**Set task**
Copy out every line exactly, passing over the pictures.

**Information supplied**
******************************
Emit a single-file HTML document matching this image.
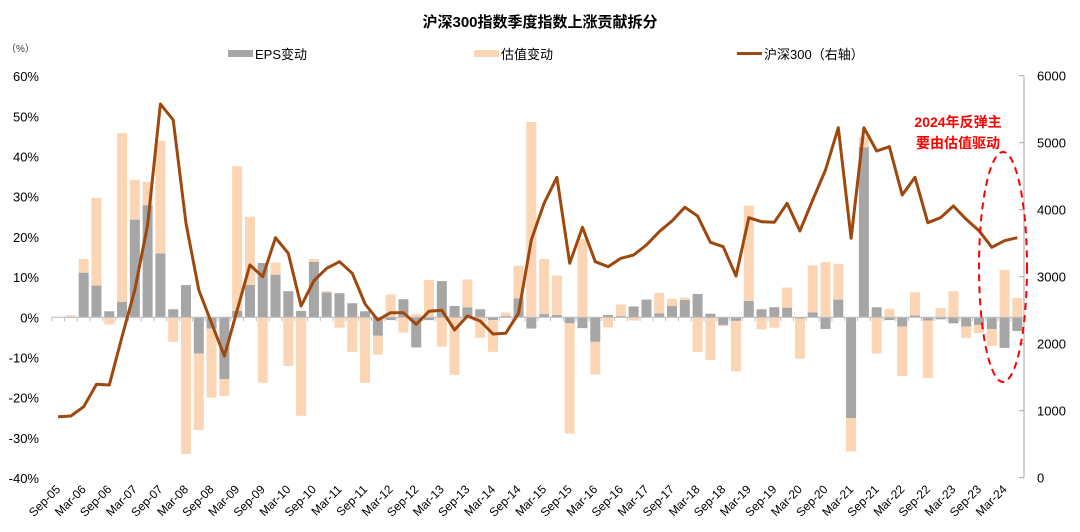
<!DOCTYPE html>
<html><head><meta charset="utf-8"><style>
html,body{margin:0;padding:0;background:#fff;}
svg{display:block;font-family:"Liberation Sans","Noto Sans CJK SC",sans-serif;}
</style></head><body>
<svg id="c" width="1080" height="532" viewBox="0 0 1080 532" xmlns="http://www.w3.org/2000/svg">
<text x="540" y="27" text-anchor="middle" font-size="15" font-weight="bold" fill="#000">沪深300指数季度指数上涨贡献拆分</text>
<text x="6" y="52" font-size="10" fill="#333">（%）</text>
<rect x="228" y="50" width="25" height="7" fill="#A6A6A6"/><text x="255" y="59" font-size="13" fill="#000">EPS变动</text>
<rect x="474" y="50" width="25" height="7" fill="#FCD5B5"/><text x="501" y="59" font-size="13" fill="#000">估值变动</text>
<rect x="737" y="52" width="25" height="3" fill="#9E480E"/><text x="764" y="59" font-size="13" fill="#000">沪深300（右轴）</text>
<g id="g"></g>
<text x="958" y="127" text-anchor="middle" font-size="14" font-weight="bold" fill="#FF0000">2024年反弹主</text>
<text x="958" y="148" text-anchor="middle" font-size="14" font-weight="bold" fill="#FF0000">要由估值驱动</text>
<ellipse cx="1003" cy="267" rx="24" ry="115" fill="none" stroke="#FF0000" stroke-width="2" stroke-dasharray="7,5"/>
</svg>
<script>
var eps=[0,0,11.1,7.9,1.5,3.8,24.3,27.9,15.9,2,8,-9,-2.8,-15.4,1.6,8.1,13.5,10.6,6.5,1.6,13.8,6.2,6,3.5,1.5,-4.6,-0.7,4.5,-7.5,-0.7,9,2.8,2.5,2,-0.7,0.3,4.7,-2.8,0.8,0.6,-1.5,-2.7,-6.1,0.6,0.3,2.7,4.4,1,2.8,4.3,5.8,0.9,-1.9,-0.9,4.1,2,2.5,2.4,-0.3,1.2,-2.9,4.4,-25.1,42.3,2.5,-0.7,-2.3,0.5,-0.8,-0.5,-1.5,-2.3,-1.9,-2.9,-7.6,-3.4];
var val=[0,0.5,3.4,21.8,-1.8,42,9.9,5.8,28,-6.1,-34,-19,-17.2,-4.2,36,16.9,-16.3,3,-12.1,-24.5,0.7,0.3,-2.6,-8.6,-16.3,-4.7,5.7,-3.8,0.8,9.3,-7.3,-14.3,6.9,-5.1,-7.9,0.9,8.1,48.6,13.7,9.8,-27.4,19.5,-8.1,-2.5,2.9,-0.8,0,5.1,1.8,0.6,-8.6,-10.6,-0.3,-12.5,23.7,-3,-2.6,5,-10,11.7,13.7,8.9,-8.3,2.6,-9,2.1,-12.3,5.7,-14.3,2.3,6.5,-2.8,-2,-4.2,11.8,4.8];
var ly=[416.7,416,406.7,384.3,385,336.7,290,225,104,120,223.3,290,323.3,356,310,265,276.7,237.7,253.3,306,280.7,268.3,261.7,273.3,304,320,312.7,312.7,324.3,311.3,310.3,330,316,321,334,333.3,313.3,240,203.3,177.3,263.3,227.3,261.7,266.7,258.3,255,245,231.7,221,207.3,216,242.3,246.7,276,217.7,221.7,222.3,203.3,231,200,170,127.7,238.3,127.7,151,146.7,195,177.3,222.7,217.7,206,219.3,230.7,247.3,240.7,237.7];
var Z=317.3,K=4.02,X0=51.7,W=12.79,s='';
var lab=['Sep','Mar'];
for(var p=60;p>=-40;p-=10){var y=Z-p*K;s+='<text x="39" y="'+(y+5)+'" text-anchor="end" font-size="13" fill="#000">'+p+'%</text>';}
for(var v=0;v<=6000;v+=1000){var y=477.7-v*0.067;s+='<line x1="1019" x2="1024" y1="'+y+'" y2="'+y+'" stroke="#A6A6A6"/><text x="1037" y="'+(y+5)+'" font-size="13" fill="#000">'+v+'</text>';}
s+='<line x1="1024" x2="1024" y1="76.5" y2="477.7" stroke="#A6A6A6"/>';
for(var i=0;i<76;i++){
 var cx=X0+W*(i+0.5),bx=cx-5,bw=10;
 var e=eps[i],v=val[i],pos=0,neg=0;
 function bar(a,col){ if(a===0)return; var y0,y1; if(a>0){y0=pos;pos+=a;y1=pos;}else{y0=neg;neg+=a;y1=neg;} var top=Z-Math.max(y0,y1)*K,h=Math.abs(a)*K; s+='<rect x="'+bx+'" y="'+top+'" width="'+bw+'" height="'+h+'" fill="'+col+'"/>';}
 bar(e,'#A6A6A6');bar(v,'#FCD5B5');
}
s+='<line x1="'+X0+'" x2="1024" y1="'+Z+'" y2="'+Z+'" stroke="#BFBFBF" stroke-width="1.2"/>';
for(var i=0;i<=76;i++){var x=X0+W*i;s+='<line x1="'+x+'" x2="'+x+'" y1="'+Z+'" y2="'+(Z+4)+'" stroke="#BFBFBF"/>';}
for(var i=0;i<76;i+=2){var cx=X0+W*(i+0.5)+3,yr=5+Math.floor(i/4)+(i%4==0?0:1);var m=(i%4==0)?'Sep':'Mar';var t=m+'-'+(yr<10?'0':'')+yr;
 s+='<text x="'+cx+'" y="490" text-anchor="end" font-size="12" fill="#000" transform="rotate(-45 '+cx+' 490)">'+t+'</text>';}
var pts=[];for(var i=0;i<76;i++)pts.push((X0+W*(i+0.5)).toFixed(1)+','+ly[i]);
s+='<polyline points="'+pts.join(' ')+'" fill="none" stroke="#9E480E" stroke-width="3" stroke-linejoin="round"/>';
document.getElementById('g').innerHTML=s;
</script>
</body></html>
******************************
**Exercise result**
Emit a single-file HTML document matching this image.
<!DOCTYPE html>
<html><head><meta charset="utf-8"><style>
html,body{margin:0;padding:0;background:#fff;}
svg{display:block;font-family:"Liberation Sans","Noto Sans CJK SC",sans-serif;}
</style></head><body>
<svg id="c" width="1080" height="532" viewBox="0 0 1080 532" xmlns="http://www.w3.org/2000/svg">
<text x="540" y="27" text-anchor="middle" font-size="15" font-weight="bold" fill="#000">沪深300指数季度指数上涨贡献拆分</text>
<text x="6" y="52" font-size="10" fill="#333">（%）</text>
<rect x="228" y="50" width="25" height="7" fill="#A6A6A6"/><text x="255" y="59" font-size="13" fill="#000">EPS变动</text>
<rect x="474" y="50" width="25" height="7" fill="#FCD5B5"/><text x="501" y="59" font-size="13" fill="#000">估值变动</text>
<rect x="737" y="52" width="25" height="3" fill="#9E480E"/><text x="764" y="59" font-size="13" fill="#000">沪深300（右轴）</text>
<g id="g"></g>
<text x="958" y="127" text-anchor="middle" font-size="14" font-weight="bold" fill="#FF0000">2024年反弹主</text>
<text x="958" y="148" text-anchor="middle" font-size="14" font-weight="bold" fill="#FF0000">要由估值驱动</text>
<ellipse cx="1003" cy="267" rx="24" ry="115" fill="none" stroke="#FF0000" stroke-width="2" stroke-dasharray="7,5"/>
</svg>
<script>
var eps=[0,0,11.1,7.9,1.5,3.8,24.3,27.9,15.9,2,8,-9,-2.8,-15.4,1.6,8.1,13.5,10.6,6.5,1.6,13.8,6.2,6,3.5,1.5,-4.6,-0.7,4.5,-7.5,-0.7,9,2.8,2.5,2,-0.7,0.3,4.7,-2.8,0.8,0.6,-1.5,-2.7,-6.1,0.6,0.3,2.7,4.4,1,2.8,4.3,5.8,0.9,-1.9,-0.9,4.1,2,2.5,2.4,-0.3,1.2,-2.9,4.4,-25.1,42.3,2.5,-0.7,-2.3,0.5,-0.8,-0.5,-1.5,-2.3,-1.9,-2.9,-7.6,-3.4];
var val=[0,0.5,3.4,21.8,-1.8,42,9.9,5.8,28,-6.1,-34,-19,-17.2,-4.2,36,16.9,-16.3,3,-12.1,-24.5,0.7,0.3,-2.6,-8.6,-16.3,-4.7,5.7,-3.8,0.8,9.3,-7.3,-14.3,6.9,-5.1,-7.9,0.9,8.1,48.6,13.7,9.8,-27.4,19.5,-8.1,-2.5,2.9,-0.8,0,5.1,1.8,0.6,-8.6,-10.6,-0.3,-12.5,23.7,-3,-2.6,5,-10,11.7,13.7,8.9,-8.3,2.6,-9,2.1,-12.3,5.7,-14.3,2.3,6.5,-2.8,-2,-4.2,11.8,4.8];
var ly=[416.7,416,406.7,384.3,385,336.7,290,225,104,120,223.3,290,323.3,356,310,265,276.7,237.7,253.3,306,280.7,268.3,261.7,273.3,304,320,312.7,312.7,324.3,311.3,310.3,330,316,321,334,333.3,313.3,240,203.3,177.3,263.3,227.3,261.7,266.7,258.3,255,245,231.7,221,207.3,216,242.3,246.7,276,217.7,221.7,222.3,203.3,231,200,170,127.7,238.3,127.7,151,146.7,195,177.3,222.7,217.7,206,219.3,230.7,247.3,240.7,237.7];
var Z=317.3,K=4.02,X0=51.7,W=12.79,s='';
var lab=['Sep','Mar'];
for(var p=60;p>=-40;p-=10){var y=Z-p*K;s+='<text x="39" y="'+(y+5)+'" text-anchor="end" font-size="13" fill="#000">'+p+'%</text>';}
for(var v=0;v<=6000;v+=1000){var y=477.7-v*0.067;s+='<line x1="1019" x2="1024" y1="'+y+'" y2="'+y+'" stroke="#A6A6A6"/><text x="1037" y="'+(y+5)+'" font-size="13" fill="#000">'+v+'</text>';}
s+='<line x1="1024" x2="1024" y1="76.5" y2="477.7" stroke="#A6A6A6"/>';
for(var i=0;i<76;i++){
 var cx=X0+W*(i+0.5),bx=cx-5,bw=10;
 var e=eps[i],v=val[i],pos=0,neg=0;
 function bar(a,col){ if(a===0)return; var y0,y1; if(a>0){y0=pos;pos+=a;y1=pos;}else{y0=neg;neg+=a;y1=neg;} var top=Z-Math.max(y0,y1)*K,h=Math.abs(a)*K; s+='<rect x="'+bx+'" y="'+top+'" width="'+bw+'" height="'+h+'" fill="'+col+'"/>';}
 bar(e,'#A6A6A6');bar(v,'#FCD5B5');
}
s+='<line x1="'+X0+'" x2="1024" y1="'+Z+'" y2="'+Z+'" stroke="#BFBFBF" stroke-width="1.2"/>';
for(var i=0;i<=76;i++){var x=X0+W*i;s+='<line x1="'+x+'" x2="'+x+'" y1="'+Z+'" y2="'+(Z+4)+'" stroke="#BFBFBF"/>';}
for(var i=0;i<76;i+=2){var cx=X0+W*(i+0.5)+3,yr=5+Math.floor(i/4)+(i%4==0?0:1);var m=(i%4==0)?'Sep':'Mar';var t=m+'-'+(yr<10?'0':'')+yr;
 s+='<text x="'+cx+'" y="490" text-anchor="end" font-size="12" fill="#000" transform="rotate(-45 '+cx+' 490)">'+t+'</text>';}
var pts=[];for(var i=0;i<76;i++)pts.push((X0+W*(i+0.5)).toFixed(1)+','+ly[i]);
s+='<polyline points="'+pts.join(' ')+'" fill="none" stroke="#9E480E" stroke-width="3" stroke-linejoin="round"/>';
document.getElementById('g').innerHTML=s;
</script>
</body></html>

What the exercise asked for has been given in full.